Is it possible to extract table infomation using Apache Tika?
Tika doesn't parse table information. In fact confusing part is that it converts tables tags as <p>
which actually means we lose the structure. This is the case till current version 1.14. In future that may be remedied but no plans till now to work on that direction.
You can refer to JIRA which discusses this shortcoming in Tika. After the JIRA, wiki was also updated to reflect this inadequacy.[Disclaimer: I raised the JIRA]

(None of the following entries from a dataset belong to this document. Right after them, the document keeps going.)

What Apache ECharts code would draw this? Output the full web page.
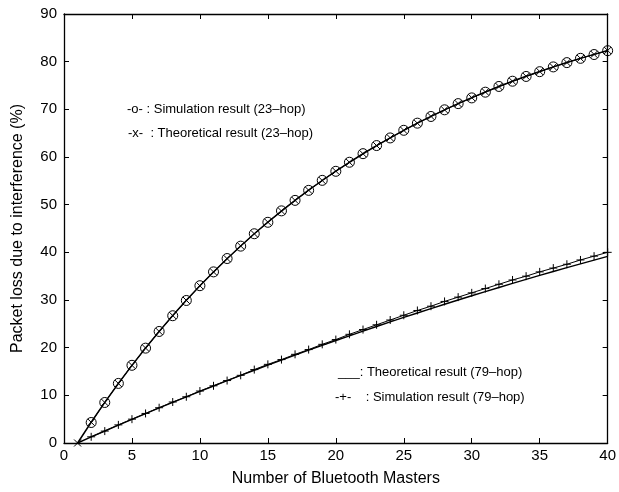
<!DOCTYPE html>
<html><head><meta charset="utf-8">
<script src="https://cdn.jsdelivr.net/npm/echarts@6/dist/echarts.min.js"></script>
<style>html,body{margin:0;padding:0;background:#fff}#c{width:619px;height:492px}</style>
</head><body><div id="c"></div>
<script>
var masters = [1,2,3,4,5,6,7,8,9,10,11,12,13,14,15,16,17,18,19,20,21,22,23,24,25,26,27,28,29,30,31,32,33,34,35,36,37,38,39,40];
var sim23 = [null,4.3,8.5,12.5,16.3,19.9,23.4,26.7,29.9,33.0,35.9,38.7,41.3,43.9,46.3,48.7,50.9,53.0,55.1,57.0,58.9,60.7,62.4,64.0,65.6,67.1,68.5,69.9,71.2,72.4,73.6,74.8,75.9,76.9,77.9,78.9,79.8,80.7,81.5,82.3];
var theo23 = [0,4.35,8.51,12.48,16.29,19.93,23.41,26.74,29.93,32.97,35.89,38.67,41.34,43.89,46.33,48.66,50.90,53.03,55.07,57.03,58.89,60.68,62.39,64.03,65.59,67.09,68.52,69.89,71.20,72.45,73.65,74.79,75.89,76.94,77.94,78.90,79.82,80.69,81.53,82.34];
var theo79 = [0,1.27,2.52,3.75,4.97,6.17,7.36,8.53,9.69,10.83,11.96,13.08,14.18,15.26,16.33,17.39,18.44,19.47,20.49,21.50,22.49,23.47,24.44,25.40,26.34,27.27,28.19,29.10,30.00,30.89,31.76,32.63,33.48,34.32,35.15,35.97,36.78,37.58,38.37,39.15];
var sim79 = [null,1.3,2.5,3.8,5.0,6.2,7.4,8.6,9.7,10.9,12.0,13.1,14.2,15.4,16.5,17.5,18.6,19.6,20.7,21.7,22.8,23.8,24.8,25.8,26.8,27.8,28.7,29.7,30.6,31.5,32.4,33.3,34.2,35.0,35.9,36.7,37.5,38.4,39.2,40.0];
var xTicks = [0,5,10,15,20,25,30,35,40];
var yTicks = [0,10,20,30,40,50,60,70,80,90];
var legend23 = ['-o- : Simulation result (23\u2013hop)', '-x-  : Theoretical result (23\u2013hop)'];
var legend79 = ['___: Theoretical result (79\u2013hop)', '-+-    : Simulation result (79\u2013hop)'];

function pairs(xs, ys){ return xs.map(function(x,i){return [x, ys[i]];}); }
var FONT = 'Liberation Sans, Arial, Helvetica, sans-serif';
var axisCommon = {
  axisLine:{show:true, onZero:false, lineStyle:{color:'#000', width:1.3}},
  axisTick:{show:true, inside:true, length:5, lineStyle:{color:'#000', width:1}},
  splitLine:{show:false}
};
var chart = echarts.init(document.getElementById('c'), null, {renderer:'canvas'});
chart.setOption({
  animation:false,
  backgroundColor:'#fff',
  grid:{left:64, right:7, top:14, bottom:46, containLabel:false},
  xAxis:[
    Object.assign({type:'value', position:'bottom', min:xTicks[0], max:xTicks[xTicks.length-1], interval:5,
      name:'Number of Bluetooth Masters', nameLocation:'middle', nameGap:28,
      nameTextStyle:{fontFamily:FONT, fontSize:16, color:'#000'},
      axisLabel:{fontFamily:FONT, fontSize:15, color:'#000', margin:5}}, axisCommon),
    Object.assign({type:'value', position:'top', min:0, max:40, interval:5, axisLabel:{show:false}}, axisCommon)
  ],
  yAxis:[
    Object.assign({type:'value', position:'left', min:yTicks[0], max:yTicks[yTicks.length-1], interval:10,
      name:'Packet loss due to interference (%)', nameLocation:'middle', nameGap:38,
      nameTextStyle:{fontFamily:FONT, fontSize:16, color:'#000'},
      axisLabel:{fontFamily:FONT, fontSize:15, color:'#000', margin:7}}, axisCommon),
    Object.assign({type:'value', position:'right', min:0, max:90, interval:10, axisLabel:{show:false}}, axisCommon)
  ],
  series:[
    {name:'theo79', type:'line', data:pairs(masters, theo79), showSymbol:false, symbol:'none',
      lineStyle:{color:'#000', width:1.4}, z:2},
    {name:'sim79', type:'line', data:pairs(masters, sim79), symbol:'path://M5 0V10M0 5H10', symbolSize:8,
      connectNulls:false, itemStyle:{color:'rgba(0,0,0,0)', borderColor:'#000', borderWidth:1}, lineStyle:{color:'#000', width:1}, z:3},
    {name:'theo23', type:'line', data:pairs(masters, theo23), symbol:'path://M0 0L10 10M10 0L0 10', symbolSize:7,
      itemStyle:{color:'rgba(0,0,0,0)', borderColor:'#000', borderWidth:1}, lineStyle:{color:'#000', width:1.5}, z:4},
    {name:'sim23', type:'line', data:pairs(masters, sim23), symbol:'circle', symbolSize:10,
      itemStyle:{color:'rgba(0,0,0,0)', borderColor:'#000', borderWidth:1}, lineStyle:{color:'#000', width:1}, z:3}
  ],
  graphic:[
    {type:'text', left:127, top:103, style:{text:legend23[0], font:'13px '+FONT, fill:'#000'}},
    {type:'text', left:128, top:127, style:{text:legend23[1], font:'13px '+FONT, fill:'#000'}},
    {type:'text', left:338, top:366, style:{text:legend79[0], font:'13px '+FONT, fill:'#000'}},
    {type:'text', left:335, top:391, style:{text:legend79[1], font:'13px '+FONT, fill:'#000'}}
  ]
});
</script></body></html>
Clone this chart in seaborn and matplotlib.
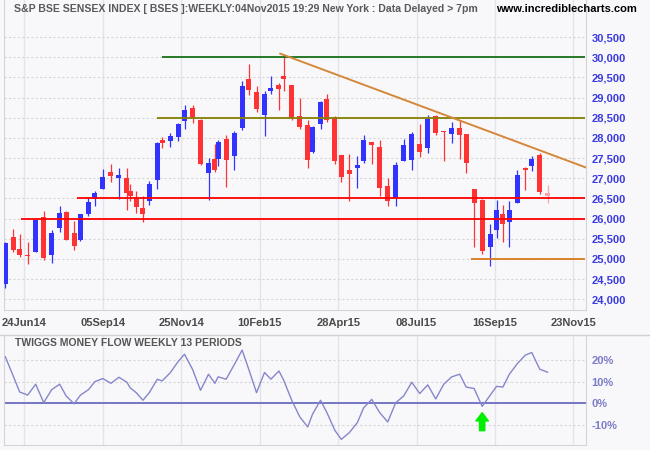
import matplotlib
matplotlib.use("Agg")
import matplotlib.pyplot as plt
from matplotlib.lines import Line2D
import numpy as np
import pandas as pd
import seaborn as sns

# weekly bars, x = trading-day count from the first bar
day = [0, 5, 9, 14, 19, 24, 29, 34, 38, 43, 47, 52, 56, 61, 66, 71, 76, 78, 82, 86,
       90, 95, 98, 103, 108, 112, 117, 122, 127, 131, 133, 138, 143, 148, 152, 157, 162, 166, 171, 174,
       179, 184, 189, 192, 197, 201, 206, 210, 215, 220, 224, 229, 234, 239, 244, 249, 254, 259, 264, 269,
       274, 279, 284, 288, 293, 298, 303, 307, 311, 315, 320, 325, 329, 334, 339]

open_ = [24387, 25544, 25246, 25106, 25172, 26040, 25106, 25775, 26163, 25635,
         25470, 26114, 26494, 26742, 27155, 27015, 27007, 26684, 26511, 26263,
         26445, 26965, 27949, 27932, 28032, 28428, 28742, 28445, 27139, 27478,
         27486, 27974, 27544, 28238, 29461, 29139, 28577, 29164, 29304, 29536,
         29312, 28544, 28321, 27643, 28354, 28957, 28519, 27577, 27205, 27263,
         27436, 27899, 27767, 26808, 26519, 27436, 27453, 27849, 27759, 28544,
         28147, 28106, 28246, 28098, 26734, 26462, 25305, 25726, 26106, 25925,
         26395, 27247, 27313, 27577, 26635]
high = [25420, 25742, 25618, 25420, 25990, 26188, 25717, 26312, 26188, 25932,
        26122, 26535, 26684, 27230, 27354, 27246, 27255, 26858, 26684, 26560,
        26932, 27907, 28023, 28122, 28370, 28817, 28817, 28478, 27494, 27850,
        27949, 28073, 28180, 29412, 29833, 29288, 29155, 29536, 29354, 30056,
        29312, 28990, 28445, 28296, 28916, 29089, 28544, 27577, 27602, 27552,
        28073, 27899, 27949, 27007, 27403, 27973, 28147, 28345, 28568, 28560,
        28172, 28387, 28445, 28098, 26734, 26495, 25867, 26462, 26338, 26445,
        27205, 27288, 27552, 27619, 26834]
low = [24288, 25180, 25056, 24883, 25172, 24973, 24907, 25676, 25470, 25230,
       25445, 26073, 26312, 26742, 26916, 26478, 26213, 26445, 26147, 25924,
       26329, 26734, 27759, 27775, 27932, 28230, 28378, 27329, 26470, 27164,
       27312, 26792, 27213, 28197, 29073, 28651, 28056, 29098, 28693, 29172,
       28445, 28230, 27263, 27627, 28230, 28395, 27362, 26916, 26445, 26767,
       27378, 27362, 26569, 26321, 26321, 27436, 27213, 27527, 27626, 28081,
       27436, 27883, 27486, 27139, 25305, 25131, 24834, 25528, 25412, 25305,
       26395, 26718, 27181, 26602, 26395]
close = [25395, 25230, 25097, 25081, 25973, 25031, 25635, 26130, 25478, 25329,
         26106, 26411, 26635, 27031, 27056, 27081, 26643, 26569, 26296, 26122,
         26858, 27874, 27874, 28040, 28346, 28693, 28486, 27362, 27378, 27213,
         27899, 27461, 28123, 29288, 29197, 28726, 29089, 29238, 29221, 29461,
         28486, 28271, 27461, 28271, 28899, 28445, 27436, 27023, 27114, 27329,
         27949, 27833, 26767, 26445, 27321, 27825, 28098, 27660, 28469, 28131,
         28123, 28238, 28081, 27387, 26395, 25205, 25619, 26214, 25875, 26214,
         27081, 27205, 27470, 26668, 26569]

# Twiggs Money Flow (13 week), percent
tmf = [21.5, 12.5, 5.2, 3.8, 8.8, 0.3, 6.3, 8.8, 3.4, -0.2,
       3.8, 6.3, 10.0, 11.4, 9.2, 12.0, 9.7, 7.2, 4.8, 1.4,
       4.9, 11.1, 10.3, 14.0, 19.2, 22.6, 15.7, 6.0, 13.4, 9.2,
       12.2, 11.1, 17.7, 24.5, 16.0, 4.9, 14.2, 11.1, 14.9, 10.6,
       1.4, -6.2, -10.9, -5.0, 1.4, -4.3, -12.5, -16.6, -13.5, -8.9,
       -2.0, 1.8, -4.3, -8.6, 0.3, 3.4, 9.7, 4.5, 8.5, 2.0,
       8.8, 12.2, 13.4, 7.5, 6.8, -1.4, 3.7, 7.8, 7.5, 13.4,
       18.3, 22.2, 23.4, 15.7, 14.3]

tick_days = [12, 61, 110, 159, 208, 257, 306, 355]
tick_labels = ["24Jun14", "05Sep14", "25Nov14", "10Feb15", "28Apr15", "08Jul15", "16Sep15", "23Nov15"]

# support / resistance lines drawn on the chart
levels = [30000, 28500, 26500, 26000, 25000]
level_start = [98, 95, 45, 10, 291]
level_end = [362, 362, 362, 362, 362]
level_colors = ["#167016", "#858000", "#ff0000", "#ff0000", "#d87a20"]

trend_day = [171.7, 362.8]
trend_val = [30092, 27268]

BG = "#f8f8fa"
UP = "#3333ff"
DOWN = "#ff3333"
PARTIAL = "#f4a8a8"

sns.set_theme(style="white", rc={"axes.facecolor": BG, "figure.facecolor": BG})
plt.rcParams["font.family"] = ["Liberation Sans", "DejaVu Sans"]

df = pd.DataFrame({"day": day, "open": open_, "high": high, "low": low,
                   "close": close, "tmf": tmf})
colors = np.where(df["close"] >= df["open"], UP, DOWN).astype(object)
colors[-1] = PARTIAL
body = (df["close"] - df["open"]).to_numpy().astype(float)
body = np.where(np.abs(body) < 25, 25, body)

fig = plt.figure(figsize=(6.5, 4.5), dpi=100)
ax = fig.add_axes([4 / 650, 140 / 450, 582 / 650, 310 / 450])
ax2 = fig.add_axes([4 / 650, 5 / 450, 582 / 650, 109 / 450])

# price panel
ax.vlines(df["day"], df["low"], df["high"], colors=colors, lw=0.9, zorder=3)
ax.bar(df["day"], body, bottom=df["open"], width=3.1, color=colors, linewidth=0, zorder=3)
ax.hlines(levels, level_start, level_end, colors=level_colors, lw=1.3, zorder=4)
sns.lineplot(x=trend_day, y=trend_val, ax=ax, color="#d4883a", lw=1.4, zorder=4)

ax.set_xlim(-0.8, 362.9)
ax.set_ylim(23735, 31420)
ax.set_xticks(tick_days)
ax.set_xticklabels(tick_labels)
ax.set_yticks(range(24000, 31000, 500))
ax.set_yticklabels([f"{v:,}" for v in range(24000, 31000, 500)])
ax.yaxis.tick_right()
ax.xaxis.grid(True, color="#e4e4e8", lw=1.0, ls="-")
ax.yaxis.grid(True, color="#d6d6d6", lw=0.8, ls=(0, (2, 2)))
ax.set_axisbelow(True)
ax.tick_params(axis="x", length=0, pad=6, labelsize=8, labelcolor="#4a4a4a")
ax.tick_params(axis="y", length=0, pad=4, labelsize=8, labelcolor="#3a3ae0")
for lbl in ax.get_xticklabels() + ax.get_yticklabels():
    lbl.set_fontweight("bold")
ax.set_xlabel("")
ax.set_ylabel("")
for side, sp in ax.spines.items():
    sp.set_color("#d4d4d8")
    sp.set_linewidth(0.8)
ax.spines["top"].set_visible(False)

# money flow panel
sns.lineplot(data=df, x="day", y="tmf", ax=ax2, color="#8686cc", lw=1.0, zorder=3)
ax2.axhline(0, color="#6c6cc0", lw=1.3, zorder=2)
ax2.annotate("", xy=(df["day"].iloc[65], tmf[65] - 2.9), xytext=(df["day"].iloc[65], -12.6),
             arrowprops=dict(arrowstyle="simple,head_width=0.9,head_length=0.6,tail_width=0.38",
                             color="#00ee00", shrinkA=0, shrinkB=0, mutation_scale=10))
ax2.set_xlim(-0.8, 362.9)
ax2.set_ylim(-19.2, 31)
ax2.set_xticks(tick_days)
ax2.set_xticklabels([])
ax2.set_yticks([-10, 0, 10, 20])
ax2.set_yticklabels(["-10%", "0%", "10%", "20%"])
ax2.yaxis.tick_right()
ax2.xaxis.grid(True, color="#e4e4e8", lw=1.0, ls="-")
ax2.yaxis.grid(True, color="#d6d6d6", lw=0.8, ls=(0, (2, 2)))
ax2.set_axisbelow(True)
ax2.tick_params(axis="x", length=0)
ax2.tick_params(axis="y", length=0, pad=4, labelsize=8, labelcolor="#7c7cc8")
for lbl in ax2.get_yticklabels():
    lbl.set_fontweight("bold")
ax2.set_xlabel("")
ax2.set_ylabel("")
for side, sp in ax2.spines.items():
    sp.set_color("#d4d4d8")
    sp.set_linewidth(0.8)
ax2.spines["top"].set_visible(False)

fig.add_artist(Line2D([0, 1], [115 / 450, 115 / 450], color="#cfcfd4", lw=1.0))

fig.text(14 / 650, 1 - 9 / 450,
         "S&P BSE SENSEX INDEX [ BSES ]:WEEKLY:04Nov2015 19:29 New York : Data Delayed > 7pm",
         fontsize=7.6, fontweight="bold", color="#5a5a5a", va="center")
fig.text(637 / 650, 1 - 9 / 450, "www.incrediblecharts.com", fontsize=8,
         fontweight="bold", color="black", va="center", ha="right")
fig.text(15 / 650, 1 - 343 / 450, "TWIGGS MONEY FLOW WEEKLY 13 PERIODS", fontsize=7.5,
         fontweight="bold", color="#555555", va="center")

fig.savefig("out.png", dpi=100, facecolor=BG)
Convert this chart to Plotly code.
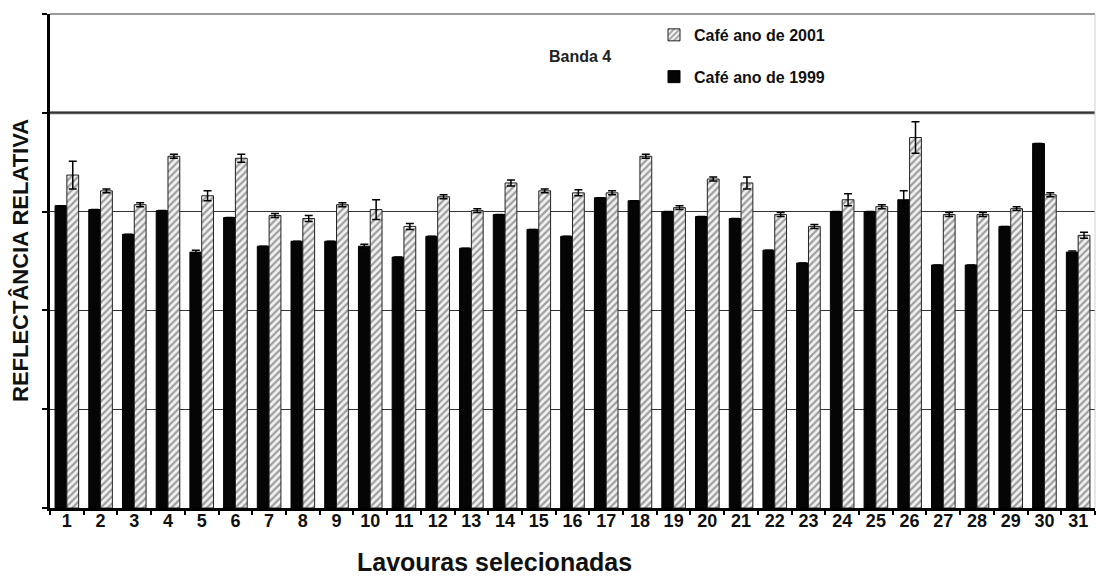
import plotly.graph_objects as go

# Selected coffee fields (lavouras) 1..31
lavouras = [str(i) for i in range(1, 32)]

# Relative reflectance, band 4 (units of one gridline step)
cafe_1999 = [3.06, 3.02, 2.77, 3.01, 2.59, 2.94, 2.65, 2.70, 2.70, 2.65,
             2.54, 2.75, 2.63, 2.97, 2.82, 2.75, 3.14, 3.11, 3.00, 2.95,
             2.93, 2.61, 2.48, 3.00, 3.00, 3.12, 2.46, 2.46, 2.85, 3.69,
             2.59]
cafe_2001 = [3.37, 3.21, 3.07, 3.56, 3.16, 3.54, 2.96, 2.93, 3.07, 3.02,
             2.85, 3.15, 3.01, 3.29, 3.21, 3.19, 3.19, 3.56, 3.04, 3.33,
             3.29, 2.97, 2.85, 3.12, 3.05, 3.75, 2.97, 2.97, 3.03, 3.17,
             2.76]

# Standard deviations
err_1999 = [0, 0, 0, 0, 0.02, 0, 0, 0, 0, 0.02,
            0, 0, 0, 0, 0, 0, 0, 0, 0, 0,
            0, 0, 0, 0, 0, 0.09, 0, 0, 0, 0,
            0.01]
err_2001 = [0.14, 0.02, 0.02, 0.02, 0.05, 0.04, 0.02, 0.03, 0.02, 0.10,
            0.03, 0.02, 0.02, 0.03, 0.02, 0.03, 0.02, 0.02, 0.02, 0.02,
            0.06, 0.02, 0.02, 0.06, 0.02, 0.16, 0.02, 0.02, 0.02, 0.02,
            0.03]

FONT = "Liberation Sans"

fig = go.Figure()
fig.add_trace(go.Bar(
    x=lavouras, y=cafe_1999, name="<b>Café ano de 1999</b>",
    legendgroup="a", legendrank=2,
    marker=dict(color="#050505", line=dict(color="#000", width=1)),
    error_y=dict(type="data", array=err_1999, color="#000",
                 thickness=1.5, width=4),
))
fig.add_trace(go.Bar(
    x=lavouras, y=cafe_2001, name="<b>Café ano de 2001</b>",
    legendgroup="b", legendrank=1,
    marker=dict(color="white",
                line=dict(color="#222", width=1),
                pattern=dict(shape="/", fgcolor="#4a4a4a", bgcolor="#f2f2f2",
                             size=5, solidity=0.45)),
    error_y=dict(type="data", array=err_2001, color="#000",
                 thickness=1.5, width=4),
))

fig.update_layout(
    width=1097, height=579,
    margin=dict(l=50, r=2, t=14, b=71),
    paper_bgcolor="white", plot_bgcolor="white",
    barmode="group", bargap=0.3, bargroupgap=0,
    font=dict(family=FONT, color="#111"),
    showlegend=True,
    legend=dict(x=0.578, y=0.992, xanchor="left", yanchor="top",
                traceorder="grouped", tracegroupgap=18,
                font=dict(family=FONT, size=16, color="#111"),
                bgcolor="rgba(0,0,0,0)"),
    xaxis=dict(type="category", tickson="boundaries",
               ticks="outside", ticklen=4, tickwidth=2, tickcolor="#000",
               showline=True, linecolor="#000", linewidth=2.5,
               showgrid=False, ticklabelstandoff=-5,
               tickfont=dict(family=FONT, size=18, color="#111"),
               tickprefix="<b>", ticksuffix="</b>"),
    yaxis=dict(range=[0, 5], dtick=1, showticklabels=False,
               ticks="outside", ticklen=5, tickwidth=2, tickcolor="#000",
               showline=True, linecolor="#000", linewidth=2.5,
               showgrid=True, gridcolor="#333", gridwidth=1.4,
               zeroline=False),
)

# upper frame and heavier reference line
fig.add_shape(type="line", xref="paper", yref="paper", x0=0, x1=1, y0=1, y1=1,
              line=dict(color="#9a9a9a", width=2))
fig.add_shape(type="line", xref="paper", yref="paper", x0=1, x1=1, y0=0, y1=1,
              line=dict(color="#cfcfcf", width=1))
fig.add_shape(type="line", xref="paper", yref="y", x0=0, x1=1, y0=4, y1=4,
              line=dict(color="#5a5a5a", width=3), layer="below")

fig.add_annotation(text="<b>Banda 4</b>", xref="paper", yref="paper",
                   x=0.507, y=0.913, yanchor="middle", xanchor="center",
                   showarrow=False,
                   font=dict(family=FONT, size=16, color="#222"))
fig.add_annotation(text="<b>REFLECTÂNCIA RELATIVA</b>", xref="paper", yref="paper",
                   x=0, y=0.5, xshift=-30, xanchor="center", yanchor="middle",
                   textangle=-90, showarrow=False,
                   font=dict(family=FONT, size=22, color="#111"))
fig.add_annotation(text="<b>Lavouras selecionadas</b>", xref="paper", yref="paper",
                   x=0.425, y=0, yshift=-54, xanchor="center", yanchor="middle",
                   showarrow=False,
                   font=dict(family=FONT, size=25, color="#111"))

fig.write_html("out.html")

Now the solution part: In my experience, Aspose.Pdf for Java does a brilliant job for converting pdf into html. But its licensed. You can check the quality via free trial version. Code and example links.
I use a combination of tika (tika-app-1.19.jar) & aspose (aspose-pdf-18.9.1.jar)...
I first modify the pdf using Aspose, to have pipes ('|') at the end of the table-columns... ... and then read it into Tika and convert it to text...
InputStream is = part.getInputStream(); // input-stream of PDF or PDF part
// Aspose add pipes ("|")
ByteArrayOutputStream outputStream = new ByteArrayOutputStream();
Document pdfDocument = new Document(is); // load existing PDF file
PageCollection pageCollection = pdfDocument.getPages();
int iNumPages = pageCollection.size();
for(int i = 1; i <= iNumPages; i++)
{
Page page = pageCollection.get_Item(i);
TableAbsorber absorber = new TableAbsorber();// Create TableAbsorber object to find tables
absorber.visit(page);// Visit first page with absorber
IGenericList<AbsorbedTable> listTables = absorber.getTableList();
for(AbsorbedTable absorbedTable : listTables)
{
IGenericList<AbsorbedRow> listRows = absorbedTable.getRowList();
for(AbsorbedRow absorbedRow : listRows)
{
IGenericList<AbsorbedCell> listCells = absorbedRow.getCellList();
for(AbsorbedCell absorbedCell : listCells)
{
TextFragmentCollection collectionTextFrag = absorbedCell.getTextFragments();
Rectangle rectangle = absorbedCell.getRectangle();
// Add pipes ("|") to indicate table ends
TextBuilder textBuilder = new TextBuilder(page);
TextFragment textFragment = new TextFragment("|");
double x = rectangle.getURX();
double y = rectangle.getURY();
textFragment.setPosition(new Position(x, y));
textBuilder.appendText(textFragment);
}
}
}
}
pdfDocument.save(outputStream);
is = new ByteArrayInputStream(outputStream.toByteArray()); // input-steam of modified PDF with pipes included ("|")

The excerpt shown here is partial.